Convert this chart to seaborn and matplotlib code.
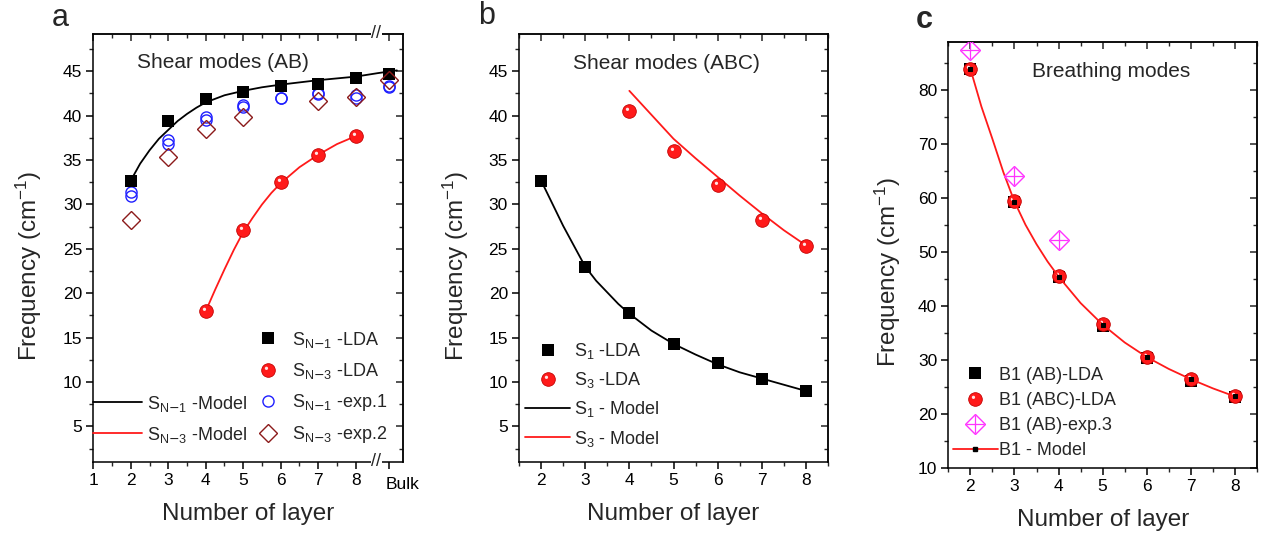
import numpy as np
import matplotlib
matplotlib.use("Agg")
import matplotlib.pyplot as plt
import matplotlib.ticker as mticker
import seaborn as sns
from matplotlib.path import Path
from matplotlib.lines import Line2D
from matplotlib.legend_handler import HandlerTuple
from matplotlib.transforms import ScaledTranslation, blended_transform_factory

# ---------------- data ----------------
# Panel a : shear modes (AB)
a_tick_vals = [1, 2, 3, 4, 5, 6, 7, 8, 8.9]
a_tick_labels = ["1", "2", "3", "4", "5", "6", "7", "8", "Bulk"]
a_sN1_lda_x = [2, 3, 4, 5, 6, 7, 8, 8.9]
a_sN1_lda_y = [32.7, 39.4, 41.9, 42.7, 43.3, 43.6, 44.2, 44.7]
a_sN3_lda_x = [4, 5, 6, 7, 8]
a_sN3_lda_y = [18.0, 27.1, 32.5, 35.6, 37.7]
a_exp1_x = [2, 3, 4, 5, 6, 7, 8, 8.9]
a_exp1_y1 = [31.0, 36.8, 39.5, 41.0, 42.0, 42.4, 42.0, 43.2]
a_exp1_y2 = [31.4, 37.3, 39.8, 41.2, 42.0, 42.5, 42.3, 43.4]
a_exp2_x = [2, 3, 4, 5, 7, 8, 8.9]
a_exp2_y = [28.3, 35.4, 38.5, 39.9, 41.6, 42.1, 44.0]
a_sN1_model_x = [2, 2.25, 2.5, 2.75, 3, 3.25, 3.5, 3.75, 4, 4.5, 5, 5.5, 6, 7, 8, 8.6, 9.1]
a_sN1_model_y = [32.7, 34.6, 36.1, 37.4, 38.4, 39.4, 40.2, 40.9, 41.5, 42.3, 42.8,
                 43.2, 43.5, 44.0, 44.4, 44.8, 45.1]
a_sN3_model_x = [4, 4.25, 4.5, 4.75, 5, 5.25, 5.5, 5.75, 6, 6.5, 7, 7.5, 8]
a_sN3_model_y = [18.0, 20.4, 22.7, 24.9, 26.9, 28.5, 30.0, 31.3, 32.4, 34.2, 35.6, 36.8, 37.7]

# Panel b : shear modes (ABC)
b_s1_lda_x = [2, 3, 4, 5, 6, 7, 8]
b_s1_lda_y = [32.7, 23.0, 17.8, 14.3, 12.1, 10.4, 9.0]
b_s3_lda_x = [4, 5, 6, 7, 8]
b_s3_lda_y = [40.5, 36.0, 32.2, 28.2, 25.3]
b_s1_model_x = [2, 2.5, 3, 3.25, 3.5, 3.75, 4, 4.5, 5, 5.5, 6, 6.5, 7, 7.5, 8]
b_s1_model_y = [32.7, 27.6, 23.0, 21.4, 20.1, 18.8, 17.7, 15.8, 14.3, 13.1, 12.0,
                11.1, 10.4, 9.7, 9.0]
b_s3_model_x = [4, 4.5, 5, 5.5, 6, 6.5, 7, 7.5, 8]
b_s3_model_y = [42.8, 40.1, 37.4, 35.2, 33.1, 31.0, 29.0, 27.1, 25.4]

# Panel c : breathing modes
c_ab_lda_x = [2, 3, 4, 5, 6, 7, 8]
c_ab_lda_y = [84.0, 59.3, 45.4, 36.4, 30.4, 26.1, 23.2]
c_abc_lda_x = [2, 3, 4, 5, 6, 7, 8]
c_abc_lda_y = [84.0, 59.5, 45.6, 36.7, 30.7, 26.6, 23.3]
c_exp3_x = [2, 3, 4]
c_exp3_y = [87.5, 64.1, 52.3]
c_model_x = [2, 2.25, 2.5, 2.75, 3, 3.25, 3.5, 3.75, 4, 4.5, 5, 5.5, 6, 6.5, 7, 7.5, 8]
c_model_y = [84.0, 77.0, 71.0, 64.8, 59.4, 55.1, 51.5, 48.3, 45.5, 40.6, 36.6,
             33.3, 30.6, 28.4, 26.5, 24.8, 23.3]

# ---------------- style ----------------
sns.set_theme(style="ticks")
plt.rcParams["font.family"] = ["Liberation Sans", "DejaVu Sans"]
plt.rcParams["mathtext.fontset"] = "custom"
plt.rcParams["mathtext.rm"] = "Liberation Sans"
plt.rcParams["mathtext.it"] = "Liberation Sans:italic"
plt.rcParams["mathtext.bf"] = "Liberation Sans:bold"
plt.rcParams["axes.linewidth"] = 1.1

TICK_FS = 12.5
LAB_FS = 17.5
LEG_FS = 13
ANN_FS = 15

BLACK = "#000000"
RED = "#ff1a1a"
RED_EDGE = "#c40000"
HI = "#ffe6e6"
BLUE = "#1f1fff"
BROWN = "#8b1a1a"
MAGENTA = "#ff33ff"
BALL_MS = 9.8

# highlight marker for the "3D ball" look
_circ = Path.circle(center=(-0.30, 0.32), radius=0.24)
_verts = np.vstack([_circ.vertices, [[1, 0], [-1, 0], [0, 1], [0, -1]]])
_codes = np.concatenate([_circ.codes, [Path.MOVETO] * 4])
HILITE = Path(_verts, _codes)

fig = plt.figure(figsize=(12.72, 5.39), dpi=100)


def add_axes(px_left, px_right, px_top, px_bottom):
    W, H = 1272.0, 539.0
    return fig.add_axes([px_left / W, 1 - px_bottom / H,
                         (px_right - px_left) / W, (px_bottom - px_top) / H])


def pts(ax, x, y, **kw):
    sns.lineplot(x=x, y=y, ax=ax, estimator=None, sort=False,
                 linestyle="", legend=False, **kw)


def line(ax, x, y, **kw):
    sns.lineplot(x=x, y=y, ax=ax, estimator=None, sort=False,
                 legend=False, **kw)


def balls(ax, x, y, ms=BALL_MS, z=5):
    pts(ax, x, y, marker="o", markersize=ms, markerfacecolor=RED,
        markeredgecolor=RED_EDGE, markeredgewidth=0.6, color=RED, zorder=z)
    pts(ax, x, y, marker=HILITE, markersize=ms, markerfacecolor=HI,
        markeredgewidth=0, color=HI, zorder=z + 0.1)


def ball_handle(ms=BALL_MS):
    h1 = Line2D([], [], linestyle="", marker="o", markersize=ms,
                markerfacecolor=RED, markeredgecolor=RED_EDGE, markeredgewidth=0.6)
    h2 = Line2D([], [], linestyle="", marker=HILITE, markersize=ms,
                markerfacecolor=HI, markeredgewidth=0)
    return (h1, h2)


def style_axes(ax, xmaj, xmin, ymaj, ymin, xlim, ylim):
    ax.set_xlim(*xlim)
    ax.set_ylim(*ylim)
    ax.set_xticks(xmaj)
    ax.set_yticks(ymaj)
    ax.xaxis.set_minor_locator(mticker.FixedLocator(xmin))
    ax.yaxis.set_minor_locator(mticker.FixedLocator(ymin))
    ax.tick_params(which="major", direction="out", length=5, width=1.1,
                   labelsize=TICK_FS, colors="black", pad=3)
    ax.tick_params(which="minor", direction="out", length=3, width=1.0)
    for s in ax.spines.values():
        s.set_visible(True)
        s.set_linewidth(1.1)
        s.set_color("black")
    sx = ax.secondary_xaxis("top")
    sx.set_xticks(xmaj)
    sx.xaxis.set_minor_locator(mticker.FixedLocator(xmin))
    sx.tick_params(which="major", direction="in", length=5, width=1.1, labeltop=False)
    sx.tick_params(which="minor", direction="in", length=3, width=1.0)
    sx.spines["top"].set_linewidth(1.1)
    sy = ax.secondary_yaxis("right")
    sy.set_yticks(ymaj)
    sy.yaxis.set_minor_locator(mticker.FixedLocator(ymin))
    sy.tick_params(which="major", direction="in", length=5, width=1.1, labelright=False)
    sy.tick_params(which="minor", direction="in", length=3, width=1.0)
    sy.spines["right"].set_linewidth(1.1)
    ax.set_xlabel("Number of layer", fontsize=LAB_FS)
    ax.set_ylabel("Frequency (cm$^{-1}$)", fontsize=LAB_FS)
    return sx, sy


TUP = {tuple: HandlerTuple(ndivide=1, pad=0)}

# ---------------- panel a ----------------
ax = add_axes(93.3, 403.3, 34, 462)
line(ax, a_sN1_model_x, a_sN1_model_y, color=BLACK, linewidth=1.3, zorder=2)
line(ax, a_sN3_model_x, a_sN3_model_y, color=RED, linewidth=1.3, zorder=2)
pts(ax, a_exp1_x, a_exp1_y1, marker="o", markersize=8, markerfacecolor="none",
    markeredgecolor=BLUE, markeredgewidth=1.0, color=BLUE, zorder=3)
pts(ax, a_exp1_x, a_exp1_y2, marker="o", markersize=8, markerfacecolor="none",
    markeredgecolor=BLUE, markeredgewidth=1.0, color=BLUE, zorder=3)
pts(ax, a_sN1_lda_x, a_sN1_lda_y, marker="s", markersize=9, color=BLACK,
    markeredgewidth=0, zorder=4)
pts(ax, a_exp2_x, a_exp2_y, marker="D", markersize=9.5, markerfacecolor="none",
    markeredgecolor=BROWN, markeredgewidth=1.0, color=BROWN, zorder=5)
balls(ax, a_sN3_lda_x, a_sN3_lda_y)

a_minor_x = [1.5, 2.5, 3.5, 4.5, 5.5, 6.5, 7.5]
style_axes(ax, a_tick_vals, a_minor_x, list(range(5, 50, 5)),
           list(np.arange(2.5, 50, 5)), (1, 9.27), (1, 49.2))
ax.set_xticklabels(a_tick_labels)
bl = ax.get_xticklabels()[-1]
bl.set_transform(bl.get_transform() + ScaledTranslation(0.13, -0.04, fig.dpi_scale_trans))
ax.yaxis.set_label_coords(-0.158, 0.458)
ax.xaxis.set_label_coords(0.5, -0.096)
blend = blended_transform_factory(ax.transData, ax.transAxes)
for yy in (0, 1):
    ax.text(8.55, yy, "//", transform=blend, ha="center", va="center",
            fontsize=13, clip_on=False, zorder=10,
            bbox=dict(fc="white", ec="none", pad=0.5))
ax.text(0.418, 0.933, "Shear modes (AB)", transform=ax.transAxes,
        ha="center", va="center", fontsize=ANN_FS)
fig.text(60 / 1272, 1 - 18 / 539, "a", fontsize=22, ha="center", va="center")

h_sq = Line2D([], [], linestyle="", marker="s", markersize=9, color=BLACK, markeredgewidth=0)
h_circ = Line2D([], [], linestyle="", marker="o", markersize=8, markerfacecolor="none",
                markeredgecolor=BLUE, markeredgewidth=1.0)
h_dia = Line2D([], [], linestyle="", marker="D", markersize=9.5, markerfacecolor="none",
               markeredgecolor=BROWN, markeredgewidth=1.0)
leg1 = ax.legend([h_sq, ball_handle(), h_circ, h_dia],
                 [r"S$_{\rm N\mathsf{-}1}$ -LDA", r"S$_{\rm N\mathsf{-}3}$ -LDA",
                  r"S$_{\rm N\mathsf{-}1}$ -exp.1", r"S$_{\rm N\mathsf{-}3}$ -exp.2"],
                 handler_map=TUP,
                 loc="upper left", bbox_to_anchor=(0.53, 0.309), frameon=False,
                 fontsize=LEG_FS, handlelength=1.1, handletextpad=0.8,
                 labelspacing=0.62, borderpad=0, borderaxespad=0)
ax.add_artist(leg1)
h_bl = Line2D([], [], color=BLACK, linewidth=1.3)
h_rl = Line2D([], [], color=RED, linewidth=1.3)
ax.legend([h_bl, h_rl],
          [r"S$_{\rm N\mathsf{-}1}$ -Model", r"S$_{\rm N\mathsf{-}3}$ -Model"],
          loc="upper left", bbox_to_anchor=(0.0, 0.160), frameon=False,
          fontsize=LEG_FS, handlelength=2.7, handletextpad=0.3,
          labelspacing=0.62, borderpad=0, borderaxespad=0)

# ---------------- panel b ----------------
ax = add_axes(519, 828, 34, 462)
line(ax, b_s1_model_x, b_s1_model_y, color=BLACK, linewidth=1.3, zorder=2)
line(ax, b_s3_model_x, b_s3_model_y, color=RED, linewidth=1.3, zorder=2)
pts(ax, b_s1_lda_x, b_s1_lda_y, marker="s", markersize=9, color=BLACK,
    markeredgewidth=0, zorder=4)
balls(ax, b_s3_lda_x, b_s3_lda_y)
style_axes(ax, [2, 3, 4, 5, 6, 7, 8], list(np.arange(1.5, 8.6, 0.5)),
           list(range(5, 50, 5)), list(np.arange(2.5, 50, 5)),
           (1.5, 8.5), (1, 49.2))
ax.yaxis.set_label_coords(-0.156, 0.458)
ax.xaxis.set_label_coords(0.5, -0.096)
ax.text(0.478, 0.931, "Shear modes (ABC)", transform=ax.transAxes,
        ha="center", va="center", fontsize=ANN_FS)
fig.text(487 / 1272, 1 - 16 / 539, "b", fontsize=22, ha="center", va="center")
ax.legend([h_sq, ball_handle(), h_bl, h_rl],
          [r"S$_1$ -LDA", r"S$_3$ -LDA", r"S$_1$ - Model", r"S$_3$ - Model"],
          handler_map=TUP,
          loc="upper left", bbox_to_anchor=(0.02, 0.283), frameon=False,
          fontsize=LEG_FS, handlelength=2.5, handletextpad=0.2,
          labelspacing=0.51, borderpad=0, borderaxespad=0)

# ---------------- panel c ----------------
ax = add_axes(948.3, 1257, 41.7, 468.3)
int_idx = [i for i, v in enumerate(c_model_x) if float(v).is_integer()]
pts(ax, c_ab_lda_x, c_ab_lda_y, marker="s", markersize=9, color=BLACK,
    markeredgewidth=0, zorder=3)
balls(ax, c_abc_lda_x, c_abc_lda_y, z=4)
line(ax, c_model_x, c_model_y, color=RED, linewidth=1.3, zorder=6,
     marker="s", markersize=2.5, markerfacecolor=BLACK, markeredgecolor=BLACK,
     markevery=int_idx)
pts(ax, c_exp3_x, c_exp3_y, marker="D", markersize=10, markerfacecolor="none",
    markeredgecolor=MAGENTA, markeredgewidth=1.0, color=MAGENTA, zorder=7)
pts(ax, c_exp3_x, c_exp3_y, marker="+", markersize=13, markeredgecolor=MAGENTA,
    markeredgewidth=0.9, color=MAGENTA, zorder=7)
style_axes(ax, [2, 3, 4, 5, 6, 7, 8], list(np.arange(1.5, 8.6, 0.5)),
           list(range(10, 90, 10)), list(np.arange(15, 90, 10)),
           (1.5, 8.5), (10, 89))
ax.yaxis.set_label_coords(-0.148, 0.46)
ax.xaxis.set_label_coords(0.5, -0.096)
ax.text(0.526, 0.930, "Breathing modes", transform=ax.transAxes,
        ha="center", va="center", fontsize=ANN_FS)
fig.text(924 / 1272, 1 - 20 / 539, "c", fontsize=22, fontweight="bold",
         ha="center", va="center")
h_dc = (Line2D([], [], linestyle="", marker="D", markersize=10, markerfacecolor="none",
               markeredgecolor=MAGENTA, markeredgewidth=1.0),
        Line2D([], [], linestyle="", marker="+", markersize=13,
               markeredgecolor=MAGENTA, markeredgewidth=0.9))
h_model = Line2D([], [], color=RED, linewidth=1.3, marker="s", markersize=2.5,
                 markerfacecolor=BLACK, markeredgecolor=BLACK)
ax.legend([h_sq, ball_handle(), h_dc, h_model],
          ["B1 (AB)-LDA", "B1 (ABC)-LDA", "B1 (AB)-exp.3", "B1 - Model"],
          handler_map=TUP,
          loc="upper left", bbox_to_anchor=(0.015, 0.238), frameon=False,
          fontsize=LEG_FS, handlelength=2.5, handletextpad=0.05,
          labelspacing=0.45, borderpad=0, borderaxespad=0)

fig.savefig("out.png", dpi=100)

_SHORT PROBLEM_
Repeat the listing above up to and including the line with "from matplotlib.transforms import", starting from its first line. Drop any pictures.

_ANSWER TO THE EXERCISE_
Convert this chart to seaborn and matplotlib code.
import numpy as np
import matplotlib
matplotlib.use("Agg")
import matplotlib.pyplot as plt
import matplotlib.ticker as mticker
import seaborn as sns
from matplotlib.path import Path
from matplotlib.lines import Line2D
from matplotlib.legend_handler import HandlerTuple
from matplotlib.transforms import ScaledTranslation, blended_transform_factory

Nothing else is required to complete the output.